1.2.4 Distribution
Let us turn now to the observations made in (2) and (3). There we observed that there are certain positions in a sentence that some words can occupy and other words cannot. Clearly, this is determined by category. This is perhaps the most basic point of word categories as far as syntax is concerned. The grammar of a language determines how we construct the expressions of the language. The grammar, however, does not refer to the individual words of the lexicon, telling us, for example, that the word cat goes in position X in expression Y. Such a system would not be able to produce an indefinite number of sentences as there would have to be such a rule for every expression of the language. Instead, the grammar defines the set of possible positions for word categories, hence allowing the construction of numerous expressions from a small number of grammatical principles. The question of how these positions are defined is mostly what this book is about, but for now, for illustrative purposes only, let us pretend that English has a rule that says that a sentence can be formed by putting a noun in front of a verb. This rule then tells us that the expressions in (15) are grammatical and those in (16) are not:
(15) | a | John smiled |
b | cats sleep | |
c | dogs fly | |
d | etc. | |
(16) | a | *ran Arnold |
b | *emerged solutions | |
c | *crash dogs | |
d | *etc. |
This is not meant to be a demonstration of how English grammar works, but how a rule which makes reference to word categories can produce a whole class of grammatical expressions.
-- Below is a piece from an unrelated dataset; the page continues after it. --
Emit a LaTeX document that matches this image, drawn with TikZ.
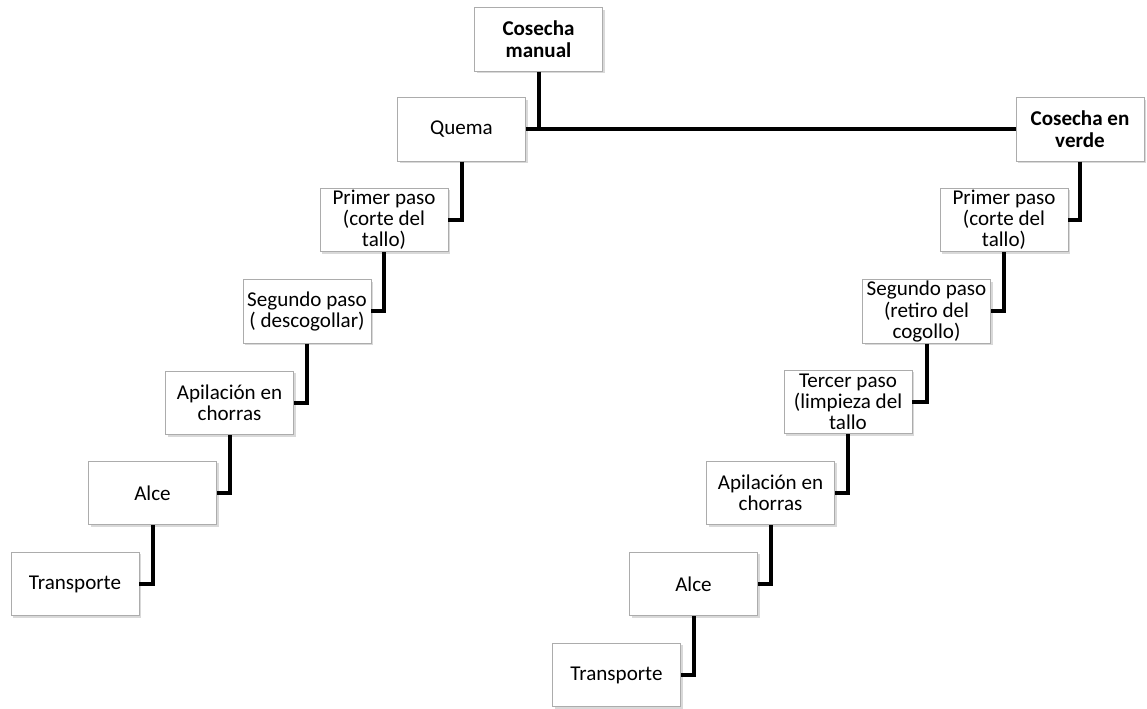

We call the set of positions that the grammar determines to be possible for a given category the distribution of that category. If the grammar determines the distribution of categories, it follows that we can determine what categories the grammar works with by observing distributional patterns: words that distribute in the same way will belong to the same categories and words that distribute differently will belong to different categories.
The notion of distribution, however, needs refining before it can be made use of. To start with, as we will see, sentences are not organised as their standard written representations might suggest: one word placed after another in a line. We can see this by the following example:
(17) | dogs chase cats |
If distribution were simply a matter of linear order, we could define the first position as a position for nouns, the second position for verbs and the third position for nouns again based on (17). Sure enough, this would give us quite a few grammatical sentences:
(18) | a | dogs chase birds |
b | birds hate cats | |
c | hippopotami eat apples | |
d | etc. |
However, this would also predict the following sentences to be ungrammatical as in these we have nouns in the second position and verbs in the third:
(19) | a | obviously dogs chase cats |
b | rarely dogs chase birds | |
c | today birds hate cats | |
d | daintily hippopotami eat apples |
It is fairly obvious that the sentences in (19) are not only grammatical, but they are grammatical for exactly the same reason that the sentences in (17) and (18) are: the nouns and verbs are sitting in exactly the same positions regardless of whether the sentence starts with a word like obviously or not. It follows, then, that distributional positions are not defined in terms of linear order. Just how distributional positions are defined is something to which we will return when we have introduced the relevant concepts.
A further complication is indicated by the following observation:
(20) | a | Knut hates sea |
b | *Knut smiles sea |
The morphological forms hates and smiles are both present tense, indicating that the words are of the same category, i.e. verbs. However, as demonstrated by (20), these words appear to have different distributions and thus they belong to different categories. How can this apparent contradiction be reconciled? We will see that part of the solution to this problem follows from the way in which distributions are defined, which we have yet to discuss. However, another aspect of distribution can be discussed at this point. Note that a sentence in which the verb smiles would be grammatical, would be ungrammatical with the word hates:
(21) | a | Knut smiles |
b | *Knut hates |
Obviously there are words which cannot go in either of these positions:
(22) | a | *Knut cats sea |
b | *Knut cats |
What (22) indicates is that the positions we are considering here are both verb positions, and hence a noun cannot occupy them. Yet some verbs can occupy one of these positions and other verbs can occupy the other. This suggests that there are different types of verb, what we might call subcategories of the category verb. If this is right, we would expect that the set of possible verbal positions would be divided up between the different verbal subcategories so that the positions in which one can appear in are those in which the others cannot. In other words, different subcategories will have complementary distributions. This indeed seems to be true, as (20) and (21) indicate.